Al Badgley is retiring after  nearly 35 years with the Haines Volunteer Fire Department. (Emily Files)

Al Badgley is retiring after nearly 35 years with the Haines Volunteer Fire Department. (Emily Files)

Haines firefighter and EMT Al Badgley is retiring from the fire department after nearly 35 years. Badgley’s official title is training officer, but people in town know him as Fireman Al. His last day on the job is Friday.

 

Badgley didn’t grow up wanting to fight fires.

“I was a outdoors person, I wanted to be a biologist and go out in the sticks and count fish, do something with animals,” Badgley said.

He followed that passion to Haines in 1980 to work with Alaska Fish & Game. But then something unexpected happened. Shortly after moving to Haines, he lit a fire in his cabin’s woodstove to warm the place up.

“And the house really warmed up because it burnt completely down,” Badgley said. “So that kind of changed my whole outlook on life and started a 27-year career.”

Badgley said watching firefighters try to save his home and then seeing the way people supported him afterward made an impact.

“Watching your cabin burn down, watching people come to try to help out. The community support after your cabin burned down, it’s like wow this is pretty neat to see people come and support a person who lost everything.”

After that, he joined the fire department as a volunteer. That was in April of 1981.

“May of ’81, the [Fort Seward] Barracks burnt down, which is probably the biggest fire we’ve had in Haines in 40 years. I was there 14 hours on that fire.”

Badgley continued volunteering with the fire department, and seven years later he was hired as a training officer– one of just two paid jobs in the department that’s made up mostly of volunteers. He’s been in that job now for 27 years. He says the thing he enjoys most is helping make people’s lives better, and sometimes even saving lives.

“I guess probably one of the biggest things that I look at is there are a few people I’ve seen that actually die and then as a team we work together and they are now alive. I mean, they had no heartbeat, CPR in progress. And the next thing you know, many years later, I see that person and it’s kind of amazing. You think of their family, their children. It’s a big experience that’s kind of overwhelming.”

Badgley says serving that role in a small town can be both rewarding and difficult. He says more than half the patients he sees on ambulance calls are people he knows.

Many times I’ll know a patient by their address, their car, something of that nature. And I’ll say wow, this person’s got a little kid. Or this kid just came in and did my fire prevention class or something like that. So it’s really challenging because you know that person and you know their family and you’re doing what you can to help them. And in certain situations, there’s nothing you can do.”

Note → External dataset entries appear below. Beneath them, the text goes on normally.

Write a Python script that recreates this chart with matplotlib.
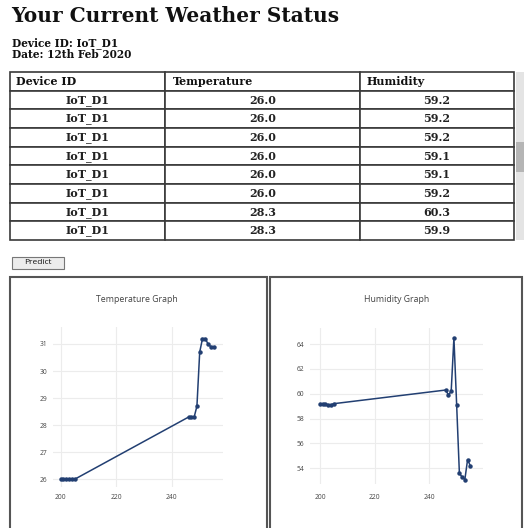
import matplotlib
matplotlib.use("Agg")
import matplotlib.pyplot as plt
from matplotlib.patches import Rectangle

# ---------------- data ----------------
page_title = "Your Current Weather Status"
device_line = "Device ID: IoT_D1"
date_line = "Date: 12th Feb 2020"

table_columns = ["Device ID", "Temperature", "Humidity"]
table_device = ["IoT_D1"] * 8
table_temperature = ["26.0", "26.0", "26.0", "26.0", "26.0", "26.0", "28.3", "28.3"]
table_humidity = ["59.2", "59.2", "59.2", "59.1", "59.1", "59.2", "60.3", "59.9"]

reading_index = [200, 201, 202, 203, 204, 205,
                 246, 247, 248, 249, 250, 251, 252, 253, 254, 255]
temperature = [26.0, 26.0, 26.0, 26.0, 26.0, 26.0,
               28.3, 28.3, 28.3, 28.7, 30.7, 31.2, 31.2, 31.0, 30.9, 30.9]
humidity = [59.2, 59.2, 59.2, 59.1, 59.1, 59.2,
            60.3, 59.9, 60.2, 64.5, 59.1, 53.6, 53.3, 53.1, 54.7, 54.2]

x_ticks = [200, 220, 240]
temp_ticks = [26, 27, 28, 29, 30, 31]
hum_ticks = [54, 56, 58, 60, 62, 64]

# ---------------- figure ----------------
W, H = 525, 528
fig = plt.figure(figsize=(W / 100, H / 100), dpi=100)
fig.patch.set_facecolor("white")


def fx(px):
    return px / W


def fy(py):
    return 1 - py / H


serif = "DejaVu Serif"
sans = "Open Sans"

fig.text(fx(11), fy(22), page_title, family=serif, weight="bold",
         fontsize=14.5, color="#111111", va="baseline", ha="left")
fig.text(fx(12), fy(46), device_line, family=serif, weight="bold",
         fontsize=7.6, color="#111111", va="baseline", ha="left")
fig.text(fx(12), fy(58), date_line, family=serif, weight="bold",
         fontsize=7.6, color="#111111", va="baseline", ha="left")

# ---------------- table ----------------
tab_left, tab_right, tab_top, tab_bottom = 10, 514, 72, 240
tax = fig.add_axes([fx(tab_left), fy(tab_bottom), fx(tab_right - tab_left),
                    (tab_bottom - tab_top) / H])
tax.axis("off")
cell_text = [list(r) for r in zip(table_device, table_temperature, table_humidity)]
col_w = [155, 195, 154]
tot = sum(col_w)
tbl = tax.table(cellText=cell_text, colLabels=table_columns,
                colWidths=[c / tot for c in col_w], cellLoc="center",
                bbox=[0, 0, 1, 1])
tbl.auto_set_font_size(False)
for (r, c), cell in tbl.get_celld().items():
    cell.set_edgecolor("#3a3a3a")
    cell.set_linewidth(1.2)
    cell.set_facecolor("white")
    cell.get_text().set_fontfamily(serif)
    cell.get_text().set_fontweight("bold")
    cell.get_text().set_fontsize(8.0)
    cell.get_text().set_color("#222222")
    if r == 0:
        cell.PAD = 0.04
        cell.get_text().set_horizontalalignment("left")
        cell.get_text().set_color("#111111")

# scrollbar
fig.patches.append(Rectangle((fx(516), fy(240)), fx(8), (240 - 72) / H,
                             transform=fig.transFigure, facecolor="#e4e4e4",
                             edgecolor="none"))
fig.patches.append(Rectangle((fx(516), fy(172)), fx(8), 30 / H,
                             transform=fig.transFigure, facecolor="#b5b5b5",
                             edgecolor="none"))

# predict button
fig.patches.append(Rectangle((fx(12), fy(269)), fx(52), 12 / H,
                             transform=fig.transFigure, facecolor="#ececec",
                             edgecolor="#777777", linewidth=0.8))
fig.text(fx(38), fy(263), "Predict", family=sans, fontsize=6,
         color="#111111", ha="center", va="center")

# panels
fig.patches.append(Rectangle((fx(10), fy(540)), fx(257), 263 / H,
                             transform=fig.transFigure, facecolor="none",
                             edgecolor="#555555", linewidth=1.5))
fig.patches.append(Rectangle((fx(270), fy(540)), fx(252), 263 / H,
                             transform=fig.transFigure, facecolor="none",
                             edgecolor="#555555", linewidth=1.5))

line_color = "#223f72"


def style_axes(ax):
    ax.set_facecolor("white")
    for s in ax.spines.values():
        s.set_visible(False)
    ax.grid(True, color="#ececec", linewidth=0.8)
    ax.set_axisbelow(True)
    ax.tick_params(length=0, labelsize=4.8, labelcolor="#444444")
    for lab in ax.get_xticklabels() + ax.get_yticklabels():
        lab.set_fontfamily(sans)


# temperature plot
ax1 = fig.add_axes([fx(53), fy(487), fx(170), 160 / H])
ax1.plot(reading_index, temperature, color=line_color, linewidth=1.1,
         marker="o", markersize=2.2)
ax1.set_xlim(197.23, 258.38)
ax1.set_ylim(25.715, 31.628)
ax1.set_xticks(x_ticks)
ax1.set_yticks(temp_ticks)
ax1.tick_params(axis="x", pad=5)
ax1.tick_params(axis="y", pad=4)
style_axes(ax1)
fig.text(fx(137), fy(299), "Temperature Graph", family=sans, fontsize=6.3,
         color="#444444", ha="center", va="center")

# humidity plot
ax2 = fig.add_axes([fx(310), fy(484), fx(173), 156 / H])
ax2.plot(reading_index, humidity, color=line_color, linewidth=1.1,
         marker="o", markersize=2.2)
ax2.set_xlim(196.34, 259.64)
ax2.set_ylim(52.74, 65.29)
ax2.set_xticks(x_ticks)
ax2.set_yticks(hum_ticks)
ax2.tick_params(axis="x", pad=7)
ax2.tick_params(axis="y", pad=4)
style_axes(ax2)
fig.text(fx(397), fy(299), "Humidity Graph", family=sans, fontsize=6.3,
         color="#444444", ha="center", va="center")

fig.savefig("out.png", dpi=100)
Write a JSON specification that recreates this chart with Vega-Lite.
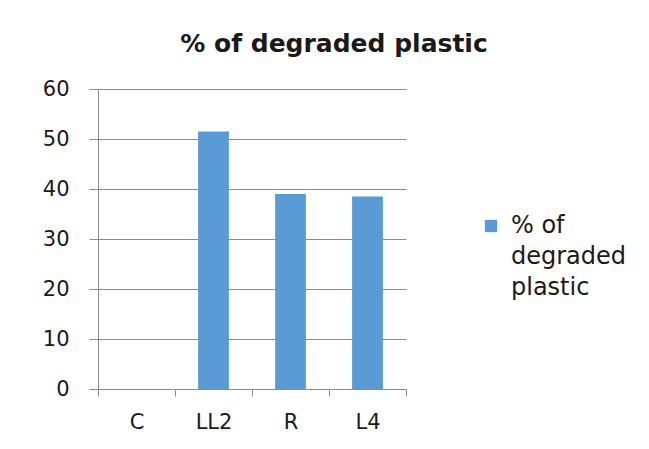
{
  "$schema": "https://vega.github.io/schema/vega-lite/v6.json",
  "width": 308,
  "height": 300,
  "autosize": {"type": "none"},
  "padding": {"left": 98, "top": 89, "right": 243, "bottom": 60},
  "background": "white",
  "title": {
    "text": "% of degraded plastic",
    "anchor": "middle",
    "frame": "group",
    "dx": 82,
    "offset": 21,
    "font": "DejaVu Sans",
    "fontSize": 25,
    "fontWeight": "bold",
    "color": "#1a1a1a"
  },
  "data": {
    "values": [
      {"group": "C", "value": 0},
      {"group": "LL2", "value": 51.5},
      {"group": "R", "value": 39.0},
      {"group": "L4", "value": 38.5}
    ]
  },
  "mark": {"type": "bar", "width": {"band": 0.4}, "color": "#5B9BD5"},
  "encoding": {
    "x": {
      "field": "group",
      "type": "nominal",
      "sort": ["C", "LL2", "R", "L4"],
      "scale": {"paddingInner": 0, "paddingOuter": 0},
      "axis": {
        "title": null,
        "labelAngle": 0,
        "labelFont": "DejaVu Sans",
        "labelFontSize": 21,
        "labelColor": "#1a1a1a",
        "labelPadding": 15,
        "tickBand": "extent",
        "tickSize": 7,
        "tickColor": "#8c8c8c",
        "domainColor": "#8c8c8c",
        "grid": false
      }
    },
    "y": {
      "field": "value",
      "type": "quantitative",
      "scale": {"domain": [0, 60], "nice": false},
      "axis": {
        "title": null,
        "values": [0, 10, 20, 30, 40, 50, 60],
        "labelFont": "DejaVu Sans",
        "labelFontSize": 21,
        "labelColor": "#1a1a1a",
        "labelPadding": 20,
        "tickSize": 9,
        "tickColor": "#8c8c8c",
        "domainColor": "#8c8c8c",
        "grid": true,
        "gridColor": "#8c8c8c",
        "gridWidth": 1
      }
    },
    "color": {
      "datum": "% of degraded plastic",
      "type": "nominal",
      "scale": {"range": ["#5B9BD5"]},
      "legend": {
        "title": null,
        "orient": "none",
        "legendX": 381,
        "legendY": 125,
        "symbolType": "square",
        "symbolSize": 150,
        "symbolStrokeWidth": 0,
        "symbolOpacity": 1,
        "labelFont": "DejaVu Sans",
        "labelFontSize": 24,
        "labelColor": "#1a1a1a",
        "labelOffset": 8,
        "labelExpr": "['% of', 'degraded', 'plastic']",
        "encode": {"labels": {"update": {"lineHeight": {"value": 31}}}}
      }
    }
  },
  "config": {
    "view": {"stroke": null}
  }
}
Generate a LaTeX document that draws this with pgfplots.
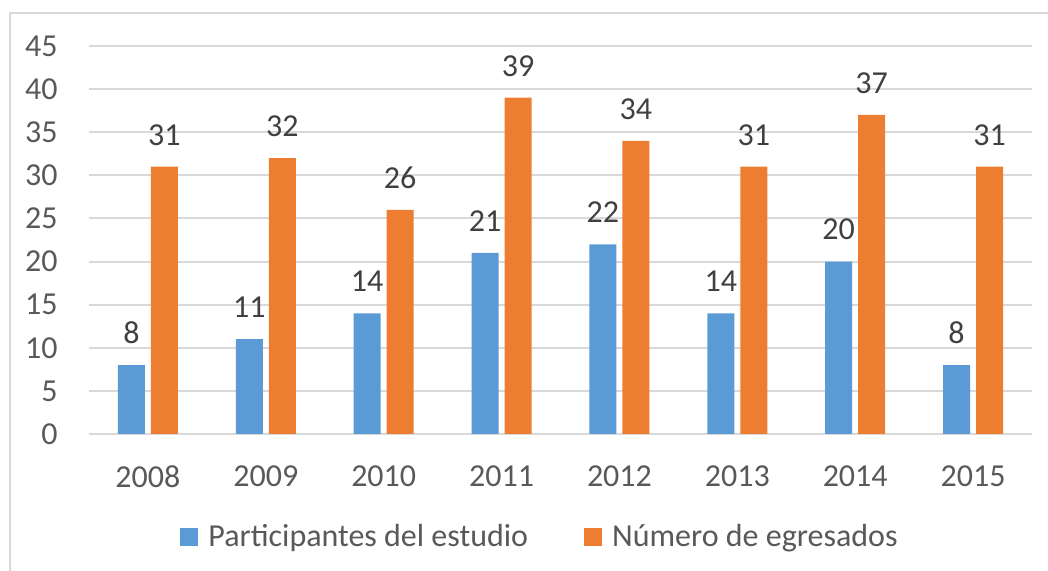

He says the days where you see a tragedy that you can do nothing to change are the hardest.

“Sometimes you just have to go home and say, ‘tomorrow’s gotta be a better day.'”

Badgley says his family has been there for him through the challenges of his job.

“My wife and family have put up with a lot with me being gone. I’ve missed birthdays, I’ve missed…actually I missed my proposal to my wife the first time because of an ambulance call.”

That was back when Badgley was still a volunteer with the department. He was called to help a person who had fallen off Lutak dock, and he had to put the dinner and proposal he had planned aside. But it turned out okay. A week later when he proposed, his wife said yes.

“There’s some sacrifices involved. You know, I’ve had to miss games that my kids have played basketball, I almost missed being the best man at a wedding. So there are things that occur that are challenging. And that’s something that each volunteer has to make up their mind about what they want to put in.”

Quite a few people in Haines have decided they do want to put time into the volunteer fire department. Badgley says there are about 20 people on the ambulance crew and about 30 on the fire crew. He says that’s the most he’s seen at the department in 30 years.

“You know, people like to help people. And people want to be involved in helping make people’s lives better,” Badgley said.

That power to make a difference is what he enjoys most about being a firefighter and EMT.

“Seeing families reunited with a loved one that they thought they may never see again is a highlight. Having people come up to you and say ‘thank you’ makes a big deal for all of us.”

Badgley will continue volunteering with the fire department after retirement. But he also plans to go on long trips to see his children, explore other parts of Alaska, maybe work as a deckhand, and get involved in other kinds of volunteering in Haines.

Haines Mayor Jan Hill has proclaimed July 17, Fireman Al’s last day at work, Al Badgley Day.